## Given request
Without the pictures, print the lines running from the beginning of the material to the line containing "7, 8, 9, 10];", both ends included.

== Stored data

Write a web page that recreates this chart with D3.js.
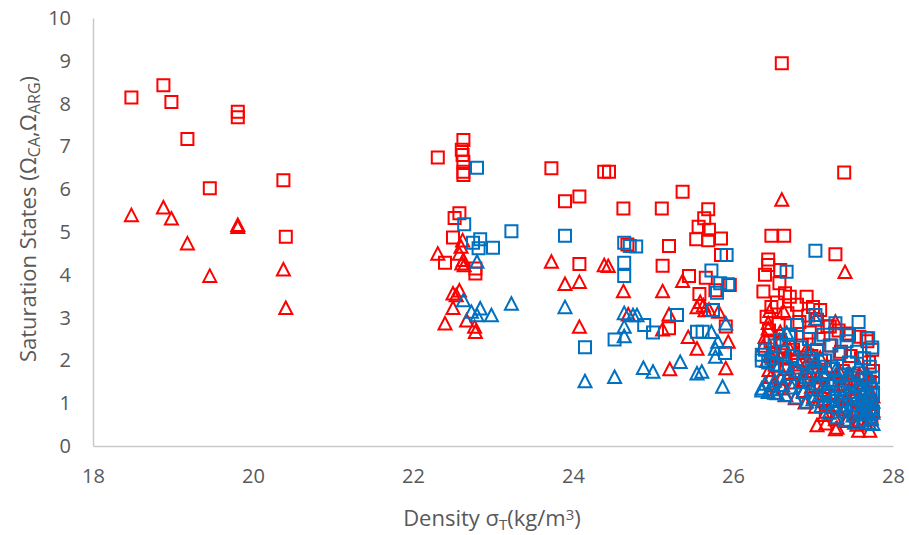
<!DOCTYPE html>
<html>
<head>
<meta charset="utf-8">
<script src="https://cdn.jsdelivr.net/npm/d3@7"></script>
<style>
  html, body { margin: 0; padding: 0; background: #ffffff; }
  svg { display: block; }
  text { font-family: "Open Sans", "Noto Sans", sans-serif; fill: #595959; }
</style>
</head>
<body>
<svg id="chart" width="909" height="535"></svg>
<script>
// Saturation states of calcite (squares) and aragonite (triangles) against density sigma-T.
// Two groups of stations: red and blue. Each point is [sigmaT, omega].

const xTicks = [18, 20, 22, 24, 26, 28];
const yTicks = [0, 1, 2, 3, 4, 5, 6, 7, 8, 9, 10];

const redCalcite = [
  [18.48,8.14],[18.88,8.43],[18.98,8.04],[19.18,7.17],[19.46,6.02],[19.81,7.81],[19.81,7.68],[20.38,6.21],[20.41,4.89],
  [22.31,6.74],[22.63,7.15],[22.61,6.92],[22.62,6.80],[22.63,6.64],[22.63,6.41],[22.63,6.33],
  [22.58,5.44],[22.52,5.33],[22.50,4.87],[22.40,4.28],[22.78,4.15],[22.78,4.03],
  [23.73,6.49],[23.90,5.72],[24.08,5.83],[24.08,4.25],[24.39,6.41],[24.45,6.41],[24.63,5.55],[24.68,4.71],
  [25.11,5.55],[25.12,4.21],[25.20,4.67],[25.20,2.75],[25.37,5.94],
  [25.69,5.53],[25.64,5.32],[25.57,5.12],[25.70,5.05],[25.54,4.83],[25.69,4.81],[25.85,4.85],[25.85,4.46],
  [25.45,3.97],[25.66,3.93],[25.96,3.76],[25.58,3.55],[25.78,3.64],[25.91,2.79],
  [26.61,8.94],[27.39,6.39],[26.48,4.91],[26.64,4.91],[27.28,4.48],[26.44,4.36],[26.44,4.23],[26.59,4.11],[26.40,4.00],
  [26.58,3.80],[26.38,3.61],[26.65,3.57],[26.71,3.49],[26.92,3.49],[26.48,3.25],[27.00,3.25],[27.09,3.18],
  [27.21,2.79],[27.42,2.63],[27.67,2.52],
  [26.42,3.02],[26.45,2.70],[26.47,2.45],[26.50,2.15],[26.52,1.90],[26.55,3.35],[26.57,2.85],[26.60,2.40],[26.62,2.05],
  [26.66,1.80],[26.68,3.10],[26.72,2.60],[26.75,2.25],[26.78,1.70],[26.80,3.30],[26.83,2.90],[26.86,2.35],[26.88,1.95],
  [26.90,1.55],[26.94,3.05],[26.96,2.65],[26.98,2.10],[27.01,1.75],[27.03,1.40],[27.05,2.95],[27.07,2.50],[27.10,2.00],
  [27.12,1.60],[27.14,1.10],[27.16,0.80],[27.18,2.80],[27.21,2.35],[27.23,1.85],[27.25,1.45],[27.28,0.95],[27.30,0.65],
  [27.32,2.70],[27.35,2.20],[27.37,1.75],[27.40,1.30],[27.42,0.90],[27.45,2.60],[27.47,2.10],[27.50,1.65],[27.52,1.20],
  [27.55,0.75],[27.57,0.58],[27.58,2.55],[27.60,2.05],[27.62,1.55],[27.64,1.15],[27.66,0.80],[27.68,2.45],[27.70,1.95],
  [27.71,1.50],[27.72,1.05],[27.73,0.62],[27.74,2.25],[27.75,1.75],[27.75,1.25]
];

const redAragonite = [
  [18.48,5.40],[18.88,5.58],[18.98,5.32],[19.18,4.74],[19.46,3.98],[19.81,5.12],[19.81,5.17],[20.38,4.13],[20.41,3.23],
  [22.31,4.50],[22.62,4.81],[22.60,4.66],[22.58,4.50],[22.63,4.35],[22.64,4.23],[22.61,4.27],
  [22.58,3.64],[22.50,3.57],[22.54,3.53],[22.50,3.23],[22.40,2.87],[22.67,2.94],[22.77,2.79],[22.78,2.67],
  [23.73,4.31],[23.90,3.79],[24.08,3.84],[24.08,2.79],[24.39,4.23],[24.44,4.21],[24.63,3.62],[24.69,3.08],
  [25.12,3.62],[25.20,3.08],[25.12,2.73],[25.21,1.80],[25.37,3.86],[25.44,2.55],
  [25.59,3.37],[25.55,3.25],[25.63,3.29],[25.65,3.18],[25.70,3.19],[25.82,3.14],[25.55,2.28],[25.91,1.82],[25.94,2.44],
  [26.61,5.76],[27.40,4.07],[26.46,3.16],[26.63,3.16],[27.28,2.91],[26.44,2.88],[26.44,2.75],[26.59,2.67],[26.40,2.55],
  [26.58,2.47],[26.38,2.35],[26.65,2.32],[26.71,2.27],[26.92,2.27],[26.48,2.11],[27.00,2.11],[27.09,2.07],
  [26.42,1.99],[26.45,1.78],[26.47,1.62],[26.50,1.42],[26.52,1.25],[26.55,2.21],[26.57,1.88],[26.60,1.58],[26.62,1.35],
  [26.66,1.19],[26.68,2.05],[26.72,1.72],[26.75,1.49],[26.78,1.12],[26.80,2.18],[26.83,1.91],[26.86,1.55],[26.88,1.29],
  [26.90,1.02],[26.94,2.01],[26.96,1.75],[26.98,1.39],[27.01,1.16],[27.03,0.92],[27.05,1.95],[27.07,1.65],[27.10,1.32],
  [27.12,1.06],[27.14,0.73],[27.16,0.53],[27.18,1.85],[27.21,1.55],[27.23,1.22],[27.25,0.96],[27.28,0.63],[27.30,0.43],
  [27.32,1.78],[27.35,1.45],[27.37,1.16],[27.40,0.86],[27.42,0.59],[27.45,1.72],[27.47,1.39],[27.50,1.09],[27.52,0.79],
  [27.55,0.50],[27.57,0.36],[27.58,1.68],[27.60,1.35],[27.62,1.02],[27.64,0.76],[27.66,0.53],[27.68,1.62],[27.70,1.29],
  [27.71,0.99],[27.72,0.69],[27.71,0.36],[27.74,1.49],[27.75,1.16],[27.75,0.83],[27.05,0.49],[27.28,0.40],[27.57,0.61]
];

const blueCalcite = [
  [22.80,6.50],[22.64,5.18],[22.75,4.75],[22.84,4.83],[22.82,4.62],[23.00,4.63],[23.23,5.02],
  [23.90,4.91],[24.15,2.31],[24.64,4.75],[24.71,4.67],[24.79,4.66],[24.64,4.28],[24.64,3.97],
  [24.89,2.83],[25.00,2.65],[24.52,2.49],[25.30,3.06],
  [25.92,4.46],[25.73,4.10],[25.84,3.80],[25.94,3.78],[25.80,3.58],[25.75,3.18],[25.55,2.67],[25.62,2.67],[25.90,2.17],
  [26.36,2.13],[26.36,2.00],[26.40,2.25],[26.44,1.95],[26.48,2.05],[26.52,2.35],[26.55,1.90],[26.59,2.48],[26.62,2.20],
  [26.65,1.85],[26.67,4.07],[26.70,2.60],[26.74,2.10],[26.78,1.75],[26.80,2.83],[26.84,2.30],[26.88,1.95],[26.92,1.60],
  [26.95,2.50],[26.98,2.05],[27.00,1.70],[27.03,3.06],[27.03,4.56],[27.05,2.25],[27.08,1.85],[27.10,1.45],[27.13,2.60],
  [27.15,2.00],[27.18,1.55],[27.20,1.20],[27.23,2.35],[27.25,1.80],[27.28,2.87],[27.28,1.40],[27.30,1.05],[27.33,2.15],
  [27.35,1.65],[27.38,1.25],[27.40,0.95],[27.42,2.45],[27.44,2.59],[27.45,1.95],[27.48,1.50],[27.50,1.10],[27.52,0.85],
  [27.55,2.20],[27.57,2.90],[27.58,1.70],[27.60,1.30],[27.62,0.95],[27.64,2.05],[27.66,1.55],[27.68,1.15],[27.69,2.52],
  [27.70,0.85],[27.71,1.85],[27.72,1.35],[27.73,1.00],[27.74,2.30],[27.75,1.60],[27.75,1.20],[27.75,0.80]
];

const blueAragonite = [
  [22.80,4.31],[22.63,3.41],[22.84,3.22],[22.73,3.14],[22.80,3.06],[22.98,3.06],[23.23,3.33],
  [23.90,3.25],[24.64,3.11],[24.75,3.06],[24.80,3.06],[24.64,2.79],[24.64,2.57],
  [24.15,1.52],[24.52,1.62],[24.88,1.83],[25.00,1.74],
  [25.91,2.87],[25.73,2.67],[25.81,2.44],[25.78,2.28],[25.78,2.09],[25.34,1.97],[25.55,1.70],[25.61,1.74],[25.87,1.39],
  [26.36,1.35],[26.36,1.30],[26.40,1.46],[26.44,1.27],[26.48,1.33],[26.52,1.53],[26.55,1.24],[26.59,1.61],[26.62,1.43],
  [26.65,1.20],[26.67,2.65],[26.70,1.69],[26.74,1.37],[26.78,1.14],[26.80,1.84],[26.84,1.50],[26.88,1.27],[26.92,1.04],
  [26.95,1.63],[26.98,1.33],[27.00,1.10],[27.03,1.99],[27.03,2.98],[27.05,1.46],[27.08,1.20],[27.10,0.94],[27.13,1.69],
  [27.15,1.30],[27.18,1.01],[27.20,0.78],[27.23,1.53],[27.25,1.17],[27.28,1.78],[27.28,0.91],[27.30,0.68],[27.33,1.40],
  [27.35,1.07],[27.38,0.81],[27.40,0.62],[27.42,1.66],[27.44,1.68],[27.45,1.27],[27.48,0.97],[27.50,0.72],[27.52,0.55],
  [27.55,1.43],[27.57,1.88],[27.58,1.10],[27.60,0.85],[27.62,0.62],[27.64,1.33],[27.66,1.01],[27.68,0.75],[27.69,1.64],
  [27.70,0.55],[27.71,1.20],[27.72,0.88],[27.73,0.65],[27.74,1.50],[27.75,1.04],[27.75,0.78],[27.75,0.52]
];

const RED = "#ff0000";
const BLUE = "#0070c0";
const AXIS = "#c9c9c9";

const svg = d3.select("#chart");
const plot = { left: 93, right: 893, top: 18, bottom: 446 };

const x = d3.scaleLinear().domain([18, 28]).range([plot.left, plot.right]);
const y = d3.scaleLinear().domain([0, 10]).range([plot.bottom, plot.top]);

// Axes: light grey lines, no tick marks
const xAxis = svg.append("g")
  .attr("transform", `translate(0,${plot.bottom})`)
  .call(d3.axisBottom(x).tickValues(xTicks).tickSize(0).tickPadding(23).tickFormat(d3.format("d")));
const yAxis = svg.append("g")
  .attr("transform", `translate(${plot.left},0)`)
  .call(d3.axisLeft(y).tickValues(yTicks).tickSize(0).tickPadding(22).tickFormat(d3.format("d")));

[xAxis, yAxis].forEach(g => {
  g.select(".domain").attr("stroke", AXIS).attr("stroke-width", 1.5);
  g.selectAll("text")
    .attr("fill", "#595959")
    .style("font-family", '"Open Sans", sans-serif')
    .style("font-size", "20px");
});

// Marker shapes
const squarePath = d3.symbol().type(d3.symbolSquare).size(144)();
const triH = 12.5, triW = 13;
const trianglePath = `M0,${-triH / 2}L${triW / 2},${triH / 2}L${-triW / 2},${triH / 2}Z`;

function drawSeries(data, path, color) {
  svg.append("g")
    .selectAll("path")
    .data(data)
    .join("path")
    .attr("d", path)
    .attr("transform", d => `translate(${x(d[0])},${y(d[1])})`)
    .attr("fill", "none")
    .attr("stroke", color)
    .attr("stroke-width", 2);
}

drawSeries(redCalcite, squarePath, RED);
drawSeries(redAragonite, trianglePath, RED);
drawSeries(blueCalcite, squarePath, BLUE);
drawSeries(blueAragonite, trianglePath, BLUE);

// Axis titles
const xTitle = svg.append("text")
  .attr("x", 492)
  .attr("y", 526)
  .attr("text-anchor", "middle")
  .style("font-size", "22px");
xTitle.append("tspan").text("Density σ");
xTitle.append("tspan").attr("baseline-shift", "-25%").style("font-size", "15px").text("T");
xTitle.append("tspan").text("(kg/m");
xTitle.append("tspan").attr("baseline-shift", "40%").style("font-size", "15px").text("3");
xTitle.append("tspan").text(")");

const yTitle = svg.append("text")
  .attr("transform", "translate(36,219) rotate(-90)")
  .attr("text-anchor", "middle")
  .style("font-size", "22px");
yTitle.append("tspan").text("Saturation States (Ω");
yTitle.append("tspan").attr("baseline-shift", "-25%").style("font-size", "16px").text("CA");
yTitle.append("tspan").text(",Ω");
yTitle.append("tspan").attr("baseline-shift", "-25%").style("font-size", "16px").text("ARG");
yTitle.append("tspan").text(")");
</script>
</body>
</html>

====

## Answer in full
Write a web page that recreates this chart with D3.js.
<!DOCTYPE html>
<html>
<head>
<meta charset="utf-8">
<script src="https://cdn.jsdelivr.net/npm/d3@7"></script>
<style>
  html, body { margin: 0; padding: 0; background: #ffffff; }
  svg { display: block; }
  text { font-family: "Open Sans", "Noto Sans", sans-serif; fill: #595959; }
</style>
</head>
<body>
<svg id="chart" width="909" height="535"></svg>
<script>
// Saturation states of calcite (squares) and aragonite (triangles) against density sigma-T.
// Two groups of stations: red and blue. Each point is [sigmaT, omega].

const xTicks = [18, 20, 22, 24, 26, 28];
const yTicks = [0, 1, 2, 3, 4, 5, 6, 7, 8, 9, 10];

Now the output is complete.